## begin

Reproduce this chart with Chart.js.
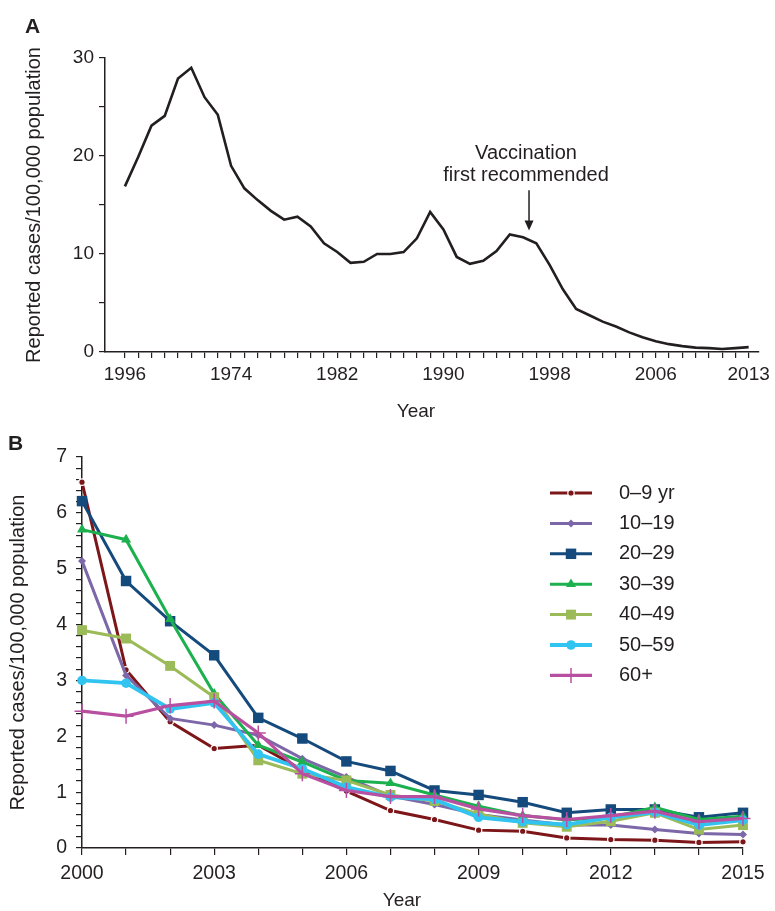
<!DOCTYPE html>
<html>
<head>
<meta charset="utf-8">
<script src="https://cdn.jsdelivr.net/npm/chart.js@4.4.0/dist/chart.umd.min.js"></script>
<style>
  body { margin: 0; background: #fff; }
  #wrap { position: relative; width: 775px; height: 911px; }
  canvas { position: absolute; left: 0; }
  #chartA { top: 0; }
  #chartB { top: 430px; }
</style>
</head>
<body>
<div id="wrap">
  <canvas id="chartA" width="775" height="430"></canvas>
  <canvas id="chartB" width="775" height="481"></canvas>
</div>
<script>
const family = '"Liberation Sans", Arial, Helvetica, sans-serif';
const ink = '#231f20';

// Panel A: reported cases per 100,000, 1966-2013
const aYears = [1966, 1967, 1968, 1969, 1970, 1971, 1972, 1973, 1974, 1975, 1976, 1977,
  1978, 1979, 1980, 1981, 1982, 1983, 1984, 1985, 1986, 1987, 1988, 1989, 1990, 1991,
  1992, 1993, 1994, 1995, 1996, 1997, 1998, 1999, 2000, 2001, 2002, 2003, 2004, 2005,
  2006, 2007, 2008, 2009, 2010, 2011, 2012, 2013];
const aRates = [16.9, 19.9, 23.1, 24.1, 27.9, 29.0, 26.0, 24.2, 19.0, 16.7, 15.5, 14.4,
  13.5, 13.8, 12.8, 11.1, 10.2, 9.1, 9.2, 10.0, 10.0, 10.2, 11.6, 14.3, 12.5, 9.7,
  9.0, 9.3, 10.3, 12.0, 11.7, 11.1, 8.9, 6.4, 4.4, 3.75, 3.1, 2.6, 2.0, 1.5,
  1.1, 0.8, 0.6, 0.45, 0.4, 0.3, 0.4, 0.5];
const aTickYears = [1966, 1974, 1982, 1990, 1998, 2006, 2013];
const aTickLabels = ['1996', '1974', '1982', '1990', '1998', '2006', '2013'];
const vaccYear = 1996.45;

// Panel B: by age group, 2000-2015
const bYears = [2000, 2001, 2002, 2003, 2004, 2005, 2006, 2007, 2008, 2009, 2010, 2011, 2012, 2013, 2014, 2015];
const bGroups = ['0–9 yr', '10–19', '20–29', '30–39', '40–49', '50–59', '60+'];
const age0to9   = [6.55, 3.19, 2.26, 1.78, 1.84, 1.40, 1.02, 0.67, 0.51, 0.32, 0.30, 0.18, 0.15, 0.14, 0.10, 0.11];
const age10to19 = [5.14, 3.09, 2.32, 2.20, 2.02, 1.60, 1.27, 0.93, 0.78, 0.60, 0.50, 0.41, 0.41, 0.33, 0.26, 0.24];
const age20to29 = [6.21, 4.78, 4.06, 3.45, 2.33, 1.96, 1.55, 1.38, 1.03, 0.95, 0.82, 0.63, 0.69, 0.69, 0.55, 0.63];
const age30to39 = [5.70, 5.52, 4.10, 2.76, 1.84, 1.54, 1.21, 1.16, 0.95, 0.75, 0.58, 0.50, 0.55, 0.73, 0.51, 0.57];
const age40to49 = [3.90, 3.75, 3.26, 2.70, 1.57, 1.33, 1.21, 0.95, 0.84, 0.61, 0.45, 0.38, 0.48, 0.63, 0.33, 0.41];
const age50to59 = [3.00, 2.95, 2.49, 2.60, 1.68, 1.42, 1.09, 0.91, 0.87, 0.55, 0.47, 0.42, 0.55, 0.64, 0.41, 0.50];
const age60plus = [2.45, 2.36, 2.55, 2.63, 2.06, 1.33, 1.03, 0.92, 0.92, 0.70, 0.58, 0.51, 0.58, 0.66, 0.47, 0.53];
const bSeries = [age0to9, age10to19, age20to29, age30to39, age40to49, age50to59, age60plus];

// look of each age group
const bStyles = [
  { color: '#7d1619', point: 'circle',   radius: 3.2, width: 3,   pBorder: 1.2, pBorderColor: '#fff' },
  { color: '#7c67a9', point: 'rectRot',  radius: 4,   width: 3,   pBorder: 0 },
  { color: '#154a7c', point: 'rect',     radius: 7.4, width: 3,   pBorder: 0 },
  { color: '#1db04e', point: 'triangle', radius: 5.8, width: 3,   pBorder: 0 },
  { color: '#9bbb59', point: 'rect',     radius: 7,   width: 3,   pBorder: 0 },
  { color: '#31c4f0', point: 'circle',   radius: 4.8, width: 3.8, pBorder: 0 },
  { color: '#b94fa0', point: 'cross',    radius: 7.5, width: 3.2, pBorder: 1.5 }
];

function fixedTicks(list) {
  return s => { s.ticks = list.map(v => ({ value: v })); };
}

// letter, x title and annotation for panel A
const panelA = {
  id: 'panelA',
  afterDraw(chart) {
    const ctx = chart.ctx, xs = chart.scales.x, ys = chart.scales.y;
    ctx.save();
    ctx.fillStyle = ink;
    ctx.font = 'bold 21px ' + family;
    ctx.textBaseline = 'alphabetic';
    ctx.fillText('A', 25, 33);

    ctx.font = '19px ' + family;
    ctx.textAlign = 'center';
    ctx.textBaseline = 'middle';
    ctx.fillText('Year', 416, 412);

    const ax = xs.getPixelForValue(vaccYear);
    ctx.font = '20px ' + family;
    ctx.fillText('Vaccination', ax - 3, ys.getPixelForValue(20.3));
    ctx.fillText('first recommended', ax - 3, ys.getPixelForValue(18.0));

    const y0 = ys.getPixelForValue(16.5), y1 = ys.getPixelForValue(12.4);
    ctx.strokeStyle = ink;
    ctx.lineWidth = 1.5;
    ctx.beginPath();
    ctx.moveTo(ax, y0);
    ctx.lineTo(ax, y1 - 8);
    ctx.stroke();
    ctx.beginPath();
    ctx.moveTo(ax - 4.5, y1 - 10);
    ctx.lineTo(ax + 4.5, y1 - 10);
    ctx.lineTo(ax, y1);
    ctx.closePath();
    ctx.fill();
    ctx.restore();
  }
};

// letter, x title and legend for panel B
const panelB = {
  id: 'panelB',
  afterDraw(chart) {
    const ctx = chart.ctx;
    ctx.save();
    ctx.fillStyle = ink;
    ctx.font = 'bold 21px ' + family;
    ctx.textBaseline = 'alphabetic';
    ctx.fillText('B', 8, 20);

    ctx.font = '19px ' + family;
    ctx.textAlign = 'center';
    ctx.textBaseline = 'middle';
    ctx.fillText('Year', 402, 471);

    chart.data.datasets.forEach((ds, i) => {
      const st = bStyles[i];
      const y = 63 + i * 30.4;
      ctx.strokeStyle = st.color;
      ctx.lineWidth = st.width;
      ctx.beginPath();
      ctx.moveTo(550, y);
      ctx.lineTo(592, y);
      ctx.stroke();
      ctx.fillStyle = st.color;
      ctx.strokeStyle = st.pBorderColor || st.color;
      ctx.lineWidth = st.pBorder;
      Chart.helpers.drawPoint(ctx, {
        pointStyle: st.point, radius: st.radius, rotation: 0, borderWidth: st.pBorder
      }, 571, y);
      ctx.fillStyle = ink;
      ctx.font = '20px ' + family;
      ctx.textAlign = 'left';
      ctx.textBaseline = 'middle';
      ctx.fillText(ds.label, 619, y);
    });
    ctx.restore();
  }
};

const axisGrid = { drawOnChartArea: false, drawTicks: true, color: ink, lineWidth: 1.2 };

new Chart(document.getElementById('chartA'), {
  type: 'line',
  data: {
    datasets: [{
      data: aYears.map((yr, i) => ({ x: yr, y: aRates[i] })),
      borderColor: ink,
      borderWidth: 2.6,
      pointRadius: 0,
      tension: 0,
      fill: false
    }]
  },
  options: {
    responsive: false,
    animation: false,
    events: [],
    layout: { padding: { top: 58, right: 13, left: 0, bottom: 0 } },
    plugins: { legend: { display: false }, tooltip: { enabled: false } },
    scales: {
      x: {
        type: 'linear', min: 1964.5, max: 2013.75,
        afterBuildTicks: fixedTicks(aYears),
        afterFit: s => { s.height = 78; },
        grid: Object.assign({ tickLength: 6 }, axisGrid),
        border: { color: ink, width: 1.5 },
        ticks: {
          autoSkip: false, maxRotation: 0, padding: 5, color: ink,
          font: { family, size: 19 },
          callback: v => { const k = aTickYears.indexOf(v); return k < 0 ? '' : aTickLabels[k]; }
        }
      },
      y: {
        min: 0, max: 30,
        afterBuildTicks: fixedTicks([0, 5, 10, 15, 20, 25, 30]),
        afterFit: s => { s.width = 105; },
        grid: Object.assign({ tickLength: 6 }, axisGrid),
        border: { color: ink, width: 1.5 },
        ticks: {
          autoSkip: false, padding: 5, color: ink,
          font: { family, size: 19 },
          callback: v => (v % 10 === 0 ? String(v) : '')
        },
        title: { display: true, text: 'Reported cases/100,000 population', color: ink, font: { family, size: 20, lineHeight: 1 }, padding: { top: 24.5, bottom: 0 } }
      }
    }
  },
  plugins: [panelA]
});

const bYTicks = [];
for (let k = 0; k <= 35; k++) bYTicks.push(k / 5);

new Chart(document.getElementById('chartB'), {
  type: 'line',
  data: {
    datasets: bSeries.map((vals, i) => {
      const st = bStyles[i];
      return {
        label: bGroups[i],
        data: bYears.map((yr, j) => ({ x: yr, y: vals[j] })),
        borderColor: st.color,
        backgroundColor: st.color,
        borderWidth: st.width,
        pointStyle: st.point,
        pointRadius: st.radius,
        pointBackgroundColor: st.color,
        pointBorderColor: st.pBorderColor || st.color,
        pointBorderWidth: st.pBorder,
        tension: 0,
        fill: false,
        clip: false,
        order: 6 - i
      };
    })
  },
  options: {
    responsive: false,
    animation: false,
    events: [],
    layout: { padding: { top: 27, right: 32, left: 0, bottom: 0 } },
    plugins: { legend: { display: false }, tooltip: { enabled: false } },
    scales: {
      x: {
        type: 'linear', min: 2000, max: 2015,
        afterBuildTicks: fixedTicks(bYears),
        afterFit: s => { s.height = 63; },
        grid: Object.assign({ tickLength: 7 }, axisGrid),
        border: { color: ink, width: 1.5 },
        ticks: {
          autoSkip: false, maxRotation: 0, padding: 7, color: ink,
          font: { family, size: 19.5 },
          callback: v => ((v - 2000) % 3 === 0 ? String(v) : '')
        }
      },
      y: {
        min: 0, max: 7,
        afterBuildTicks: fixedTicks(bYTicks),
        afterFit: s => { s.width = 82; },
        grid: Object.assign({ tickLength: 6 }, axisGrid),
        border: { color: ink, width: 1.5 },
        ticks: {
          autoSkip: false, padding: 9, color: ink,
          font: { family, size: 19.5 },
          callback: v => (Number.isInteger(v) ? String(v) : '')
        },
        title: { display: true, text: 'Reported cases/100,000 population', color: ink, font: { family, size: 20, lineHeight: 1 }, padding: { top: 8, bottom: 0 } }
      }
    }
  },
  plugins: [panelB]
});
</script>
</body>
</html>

## end

Skip the pictures, please, and transcribe only the lines from the beginning of the material through the one that contains "const ink = '#231f20';".

RIGHT ANSWER ▸
Reproduce this chart with Chart.js.
<!DOCTYPE html>
<html>
<head>
<meta charset="utf-8">
<script src="https://cdn.jsdelivr.net/npm/chart.js@4.4.0/dist/chart.umd.min.js"></script>
<style>
  body { margin: 0; background: #fff; }
  #wrap { position: relative; width: 775px; height: 911px; }
  canvas { position: absolute; left: 0; }
  #chartA { top: 0; }
  #chartB { top: 430px; }
</style>
</head>
<body>
<div id="wrap">
  <canvas id="chartA" width="775" height="430"></canvas>
  <canvas id="chartB" width="775" height="481"></canvas>
</div>
<script>
const family = '"Liberation Sans", Arial, Helvetica, sans-serif';
const ink = '#231f20';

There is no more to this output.